• WHAT TO PRODUCE:
Write out each line that follows exactly as it stands, without the pictures.

- - -

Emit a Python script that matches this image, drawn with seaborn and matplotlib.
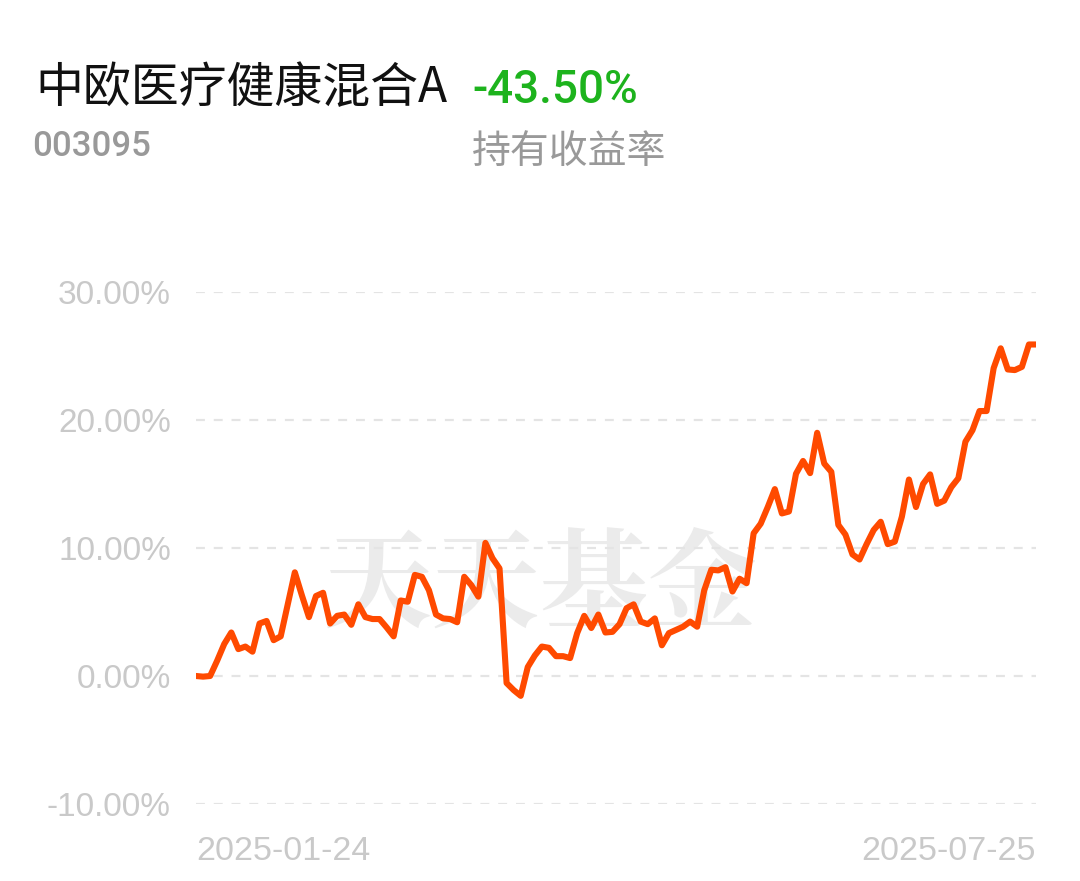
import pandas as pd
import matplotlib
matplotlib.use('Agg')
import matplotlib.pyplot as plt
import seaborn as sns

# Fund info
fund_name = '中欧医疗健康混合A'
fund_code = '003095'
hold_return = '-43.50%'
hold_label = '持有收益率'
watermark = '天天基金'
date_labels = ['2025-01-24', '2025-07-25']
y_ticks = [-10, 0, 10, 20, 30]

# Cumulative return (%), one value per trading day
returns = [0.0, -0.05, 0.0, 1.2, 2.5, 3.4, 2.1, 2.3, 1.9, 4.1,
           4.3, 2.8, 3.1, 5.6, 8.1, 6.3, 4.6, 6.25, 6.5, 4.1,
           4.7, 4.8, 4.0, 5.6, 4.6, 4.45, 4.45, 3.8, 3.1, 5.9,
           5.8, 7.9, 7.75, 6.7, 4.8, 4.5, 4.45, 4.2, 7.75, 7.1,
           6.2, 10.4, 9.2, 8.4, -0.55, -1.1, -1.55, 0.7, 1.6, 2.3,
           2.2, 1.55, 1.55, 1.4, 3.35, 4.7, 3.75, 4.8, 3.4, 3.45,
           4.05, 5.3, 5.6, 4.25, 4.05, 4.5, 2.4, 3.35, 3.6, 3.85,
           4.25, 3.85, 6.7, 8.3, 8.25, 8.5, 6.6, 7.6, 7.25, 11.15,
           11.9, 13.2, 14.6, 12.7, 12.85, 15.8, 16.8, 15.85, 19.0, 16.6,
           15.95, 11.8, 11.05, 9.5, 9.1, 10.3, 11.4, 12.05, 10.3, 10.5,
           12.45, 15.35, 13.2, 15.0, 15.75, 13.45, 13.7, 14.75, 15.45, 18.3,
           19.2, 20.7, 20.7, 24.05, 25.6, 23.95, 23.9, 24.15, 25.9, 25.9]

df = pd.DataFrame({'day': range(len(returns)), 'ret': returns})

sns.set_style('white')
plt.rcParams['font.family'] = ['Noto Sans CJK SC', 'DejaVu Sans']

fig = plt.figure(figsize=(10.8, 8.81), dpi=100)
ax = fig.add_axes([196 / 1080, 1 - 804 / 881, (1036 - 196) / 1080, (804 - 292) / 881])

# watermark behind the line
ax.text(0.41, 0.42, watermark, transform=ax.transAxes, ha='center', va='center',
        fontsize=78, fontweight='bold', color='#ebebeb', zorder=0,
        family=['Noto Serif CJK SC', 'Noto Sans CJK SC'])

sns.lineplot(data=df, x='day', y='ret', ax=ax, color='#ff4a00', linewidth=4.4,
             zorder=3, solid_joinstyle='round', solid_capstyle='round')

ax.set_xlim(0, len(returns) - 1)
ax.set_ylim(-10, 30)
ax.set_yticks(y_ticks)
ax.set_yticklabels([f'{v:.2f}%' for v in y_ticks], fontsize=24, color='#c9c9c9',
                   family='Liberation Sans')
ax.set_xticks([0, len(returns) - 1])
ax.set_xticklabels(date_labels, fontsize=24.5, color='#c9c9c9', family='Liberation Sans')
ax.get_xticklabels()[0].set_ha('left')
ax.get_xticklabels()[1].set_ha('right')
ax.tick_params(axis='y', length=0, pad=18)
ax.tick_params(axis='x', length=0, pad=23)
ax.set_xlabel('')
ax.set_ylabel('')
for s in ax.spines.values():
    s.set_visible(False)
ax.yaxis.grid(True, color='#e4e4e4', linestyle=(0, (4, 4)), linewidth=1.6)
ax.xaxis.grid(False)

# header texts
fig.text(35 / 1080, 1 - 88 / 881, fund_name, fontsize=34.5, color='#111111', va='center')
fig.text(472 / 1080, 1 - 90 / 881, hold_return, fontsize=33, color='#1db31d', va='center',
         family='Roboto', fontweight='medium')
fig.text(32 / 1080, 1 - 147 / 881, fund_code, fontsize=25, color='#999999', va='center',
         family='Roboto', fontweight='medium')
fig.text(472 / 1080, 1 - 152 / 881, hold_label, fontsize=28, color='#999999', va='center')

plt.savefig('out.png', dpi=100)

- - -

• RESULT FOR THIS EXERCISE:
Emit a Python script that matches this image, drawn with seaborn and matplotlib.
import pandas as pd
import matplotlib
matplotlib.use('Agg')
import matplotlib.pyplot as plt
import seaborn as sns

# Fund info
fund_name = '中欧医疗健康混合A'
fund_code = '003095'
hold_return = '-43.50%'
hold_label = '持有收益率'
watermark = '天天基金'
date_labels = ['2025-01-24', '2025-07-25']
y_ticks = [-10, 0, 10, 20, 30]

# Cumulative return (%), one value per trading day
returns = [0.0, -0.05, 0.0, 1.2, 2.5, 3.4, 2.1, 2.3, 1.9, 4.1,
           4.3, 2.8, 3.1, 5.6, 8.1, 6.3, 4.6, 6.25, 6.5, 4.1,
           4.7, 4.8, 4.0, 5.6, 4.6, 4.45, 4.45, 3.8, 3.1, 5.9,
           5.8, 7.9, 7.75, 6.7, 4.8, 4.5, 4.45, 4.2, 7.75, 7.1,
           6.2, 10.4, 9.2, 8.4, -0.55, -1.1, -1.55, 0.7, 1.6, 2.3,
           2.2, 1.55, 1.55, 1.4, 3.35, 4.7, 3.75, 4.8, 3.4, 3.45,
           4.05, 5.3, 5.6, 4.25, 4.05, 4.5, 2.4, 3.35, 3.6, 3.85,
           4.25, 3.85, 6.7, 8.3, 8.25, 8.5, 6.6, 7.6, 7.25, 11.15,
           11.9, 13.2, 14.6, 12.7, 12.85, 15.8, 16.8, 15.85, 19.0, 16.6,
           15.95, 11.8, 11.05, 9.5, 9.1, 10.3, 11.4, 12.05, 10.3, 10.5,
           12.45, 15.35, 13.2, 15.0, 15.75, 13.45, 13.7, 14.75, 15.45, 18.3,
           19.2, 20.7, 20.7, 24.05, 25.6, 23.95, 23.9, 24.15, 25.9, 25.9]

df = pd.DataFrame({'day': range(len(returns)), 'ret': returns})

sns.set_style('white')
plt.rcParams['font.family'] = ['Noto Sans CJK SC', 'DejaVu Sans']

fig = plt.figure(figsize=(10.8, 8.81), dpi=100)
ax = fig.add_axes([196 / 1080, 1 - 804 / 881, (1036 - 196) / 1080, (804 - 292) / 881])

# watermark behind the line
ax.text(0.41, 0.42, watermark, transform=ax.transAxes, ha='center', va='center',
        fontsize=78, fontweight='bold', color='#ebebeb', zorder=0,
        family=['Noto Serif CJK SC', 'Noto Sans CJK SC'])

sns.lineplot(data=df, x='day', y='ret', ax=ax, color='#ff4a00', linewidth=4.4,
             zorder=3, solid_joinstyle='round', solid_capstyle='round')

ax.set_xlim(0, len(returns) - 1)
ax.set_ylim(-10, 30)
ax.set_yticks(y_ticks)
ax.set_yticklabels([f'{v:.2f}%' for v in y_ticks], fontsize=24, color='#c9c9c9',
                   family='Liberation Sans')
ax.set_xticks([0, len(returns) - 1])
ax.set_xticklabels(date_labels, fontsize=24.5, color='#c9c9c9', family='Liberation Sans')
ax.get_xticklabels()[0].set_ha('left')
ax.get_xticklabels()[1].set_ha('right')
ax.tick_params(axis='y', length=0, pad=18)
ax.tick_params(axis='x', length=0, pad=23)
ax.set_xlabel('')
ax.set_ylabel('')
for s in ax.spines.values():
    s.set_visible(False)
ax.yaxis.grid(True, color='#e4e4e4', linestyle=(0, (4, 4)), linewidth=1.6)
ax.xaxis.grid(False)

# header texts
fig.text(35 / 1080, 1 - 88 / 881, fund_name, fontsize=34.5, color='#111111', va='center')
fig.text(472 / 1080, 1 - 90 / 881, hold_return, fontsize=33, color='#1db31d', va='center',
         family='Roboto', fontweight='medium')
fig.text(32 / 1080, 1 - 147 / 881, fund_code, fontsize=25, color='#999999', va='center',
         family='Roboto', fontweight='medium')
fig.text(472 / 1080, 1 - 152 / 881, hold_label, fontsize=28, color='#999999', va='center')

plt.savefig('out.png', dpi=100)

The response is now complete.